Life improved after McGinty killed their father, but Margaret seemed unhappy. She did not like living in North Umbrage, even though her brother was finally making enough money to open the factory and buy her “all tha things she evah wanted.” She would disappear by herself, and McGinty would send his hat boys to find her. On one occasion, she was missing for days. She found the old mine and entered a cave, holding a torch that she fashioned out of a piece of her silk dress. McGinty was very upset by this because the fabric was so expensive. She went on about a group of dead men that she found, all skeletons huddled together as though they had found each other and were trying to keep warm. After the hat boys brought her back, Margaret changed, and McGinty thought his sister had “finally come tah hah senses.” She began attending church and stopped running off to the woods to be alone. She visited the market every day and wore a fancy coat with ribbons, a feather hat, and fur muffler to church on Sundays—McGinty remembers that she “looked bettah than fine.” However, she abruptly tried to drown herself in the river one day and was carried back by a group of old men, “all wet and crying like it was tha end a tha world.” McGinty continued to think of her as a child, “washing hah hands in that rivah watah.” Ren was born several days later, but she would not tell her brother “who’d done it.”
Suddenly, Ren realizes McGinty’s reason for locking him in the storage room and giving him candy and the rocking horse.
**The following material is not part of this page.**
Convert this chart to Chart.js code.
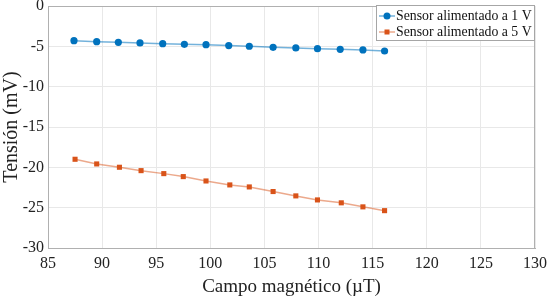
<!DOCTYPE html>
<html>
<head>
<meta charset="utf-8">
<script src="https://cdn.jsdelivr.net/npm/chart.js@4"></script>
<style>
  html, body { margin: 0; padding: 0; background: #fff; }
  #wrap { width: 551px; height: 298px; }
</style>
</head>
<body>
<div id="wrap"><canvas id="myChart" width="551" height="298"></canvas></div>
<script>
// data
var campo1V = [87.4, 89.5, 91.5, 93.5, 95.6, 97.6, 99.6, 101.7, 103.6, 105.8, 107.9, 109.9, 112.0, 114.1, 116.1];
var tension1V = [-4.30, -4.42, -4.50, -4.58, -4.67, -4.75, -4.79, -4.91, -4.99, -5.12, -5.20, -5.29, -5.37, -5.45, -5.58];
var campo5V = [87.5, 89.5, 91.6, 93.6, 95.7, 97.5, 99.6, 101.8, 103.6, 105.8, 107.9, 109.9, 112.1, 114.1, 116.1];
var tension5V = [-19.0, -19.58, -19.99, -20.41, -20.78, -21.15, -21.69, -22.18, -22.43, -23.0, -23.54, -24.04, -24.4, -24.9, -25.37];
var seriesNames = ['Sensor alimentado a 1 V', 'Sensor alimentado a 5 V'];
var xTicks = [85, 90, 95, 100, 105, 110, 115, 120, 125, 130];
var yTicks = [0, -5, -10, -15, -20, -25, -30];

var serif = "'Liberation Serif', 'Times New Roman', serif";

function toPoints(xs, ys) {
    return xs.map(function (x, i) { return { x: x, y: ys[i] }; });
}

// legend box drawn inside the plot, top right
var boxLegend = {
    id: 'boxLegend',
    afterDraw: function (chart) {
        var ctx = chart.ctx;
        var area = chart.chartArea;
        var w = 159, h = 36;
        var x0 = area.right - w, y0 = area.top - 1;
        ctx.save();
        ctx.fillStyle = '#fff';
        ctx.fillRect(x0, y0, w, h);
        ctx.strokeStyle = '#a6a6a6';
        ctx.lineWidth = 1;
        ctx.strokeRect(x0 + 0.5, y0 + 0.5, w - 1, h - 1);
        ctx.font = '13.8px ' + serif;
        ctx.textBaseline = 'middle';
        chart.data.datasets.forEach(function (ds, i) {
            var cy = y0 + 11 + i * 16;
            ctx.strokeStyle = ds.borderColor;
            ctx.lineWidth = 1.5;
            ctx.beginPath();
            ctx.moveTo(x0 + 3, cy);
            ctx.lineTo(x0 + 19, cy);
            ctx.stroke();
            ctx.fillStyle = ds.pointBackgroundColor;
            if (ds.pointStyle === 'rect') {
                ctx.fillRect(x0 + 8.5, cy - 2.5, 5, 5);
            } else {
                ctx.beginPath();
                ctx.arc(x0 + 11, cy, 3.5, 0, Math.PI * 2);
                ctx.fill();
            }
            ctx.fillStyle = '#111';
            ctx.fillText(ds.label, x0 + 20, cy);
        });
        ctx.restore();
    }
};

var ctx = document.getElementById('myChart').getContext('2d');
var myChart = new Chart(ctx, {
    type: 'scatter',
    data: {
        datasets: [{
            label: seriesNames[0],
            data: toPoints(campo1V, tension1V),
            showLine: true,
            borderColor: 'rgba(0, 114, 189, 0.55)',
            borderWidth: 1.5,
            pointStyle: 'circle',
            pointRadius: 3.6,
            pointBackgroundColor: '#0072BD',
            pointBorderColor: '#0072BD',
            pointBorderWidth: 0
        }, {
            label: seriesNames[1],
            data: toPoints(campo5V, tension5V),
            showLine: true,
            borderColor: 'rgba(217, 83, 25, 0.5)',
            borderWidth: 1.5,
            pointStyle: 'rect',
            pointRadius: 3.6,
            pointBackgroundColor: '#D95319',
            pointBorderColor: '#D95319',
            pointBorderWidth: 0
        }]
    },
    options: {
        responsive: false,
        animation: false,
        layout: { padding: { top: 6, right: 16, left: 0, bottom: 0 } },
        plugins: {
            legend: { display: false },
            tooltip: { enabled: false }
        },
        scales: {
            x: {
                type: 'linear',
                min: 85,
                max: 130,
                afterBuildTicks: function (scale) {
                    scale.ticks = xTicks.map(function (v) { return { value: v }; });
                },
                afterFit: function (scale) {
                    scale.height = 50;
                    scale.paddingLeft = 0;
                    scale.paddingRight = 0;
                },
                grid: { color: '#e8e8e8', drawTicks: false },
                border: { color: '#b0b0b0' },
                ticks: {
                    color: '#222',
                    padding: 6,
                    maxRotation: 0,
                    font: { family: serif, size: 16 }
                },
                title: {
                    display: true,
                    text: 'Campo magnético (µT)',
                    color: '#222',
                    padding: { top: 0, bottom: 0 },
                    font: { family: serif, size: 19 }
                }
            },
            y: {
                type: 'linear',
                min: -30,
                max: 0,
                afterBuildTicks: function (scale) {
                    scale.ticks = yTicks.map(function (v) { return { value: v }; });
                },
                afterFit: function (scale) {
                    scale.width = 48;
                    scale.paddingTop = 0;
                    scale.paddingBottom = 0;
                },
                grid: { color: '#e8e8e8', drawTicks: false },
                border: { color: '#b0b0b0' },
                ticks: {
                    color: '#222',
                    padding: 4,
                    font: { family: serif, size: 16 }
                },
                title: {
                    display: true,
                    text: 'Tensión (mV)',
                    color: '#222',
                    padding: { top: 0, bottom: 0 },
                    font: { family: serif, size: 20 }
                }
            }
        }
    },
    plugins: [{
        id: 'frame',
        afterDatasetsDraw: function (chart) {
            var a = chart.chartArea, c = chart.ctx;
            c.save();
            c.strokeStyle = '#b0b0b0';
            c.lineWidth = 1;
            c.beginPath();
            c.moveTo(a.left, a.top + 0.5);
            c.lineTo(a.right - 0.5, a.top + 0.5);
            c.lineTo(a.right - 0.5, a.bottom);
            c.stroke();
            c.restore();
        }
    }, boxLegend]
});
</script>
</body>
</html>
He tells McGinty that he does not know who his father his, but McGinty says that he will. Ren asks what will happen if McGinty finds his father, and McGinty responds that he will “ansah fah what he’s done.” Ren asks what will happen if McGinty cannot find his father, but McGinty does not answer. Ren understands that if McGinty does not find Ren’s father, then Ren has to answer for what he did to Margaret. Ren observes that his mother must have hated him. McGinty set the poker on the floor and begins adjusting his clothes so that “he was ready for business again.” He says that he “wouldn’t know...But [he] did.”
Analysis
As Ren learns more about his origins, more is revealed about the characters of Margaret and McGinty—specifically, that Margaret likely struggled with mental illness and was marked by her birthmark, suggesting that having a skin abnormality invited inevitable harassment, and that McGinty is controlling and likely an unreliable source of information. The reader is encouraged to question McGinty’s account and to predict what truly might have happened to Margaret. First, given McGinty’s story about their father's sexually assaulting Margaret, it is possible that their father is Ren’s father. Furthermore, both Mrs. Sands and her brother, the dwarf, said that McGinty was thought to have sent Margaret away to an institution. Also, McGinty earlier claimed that his sister assured him that Ren had died after losing his hand. If Margaret had died of fever only days after giving birth, it seems unlikely that she would have been lucid enough to arrange for Ren’s rescue and lie to her brother to save his life. Finally, Mrs. Sands and her brother also remember that McGinty seemed ashamed of his sister for being “a bit off,” according to the dwarf, and that he sold her belongings in the street “like she was some kind of criminal.” Therefore, McGinty’s story is highly questionable, as is his plan to hold Ren responsible for being born.
Ren’s sudden understanding of McGinty’s purpose for locking him away subtly indicates that, despite finding his family, he does not belong. He is placed on the level of all of the “forgotten things” in the storage room, from the crates of broken mousetraps to the family of mice who clandestinely feast on a forgotten bar of chocolate. He is only valuable because McGinty intends to hold him accountable for his unwanted existence. McGinty’s intentions perpetuate the novel’s association of grotesque characters with small prey—they must hide or die. Ren is just as marked as his mother was, because his physical abnormality seems to have inevitably sealed his fate.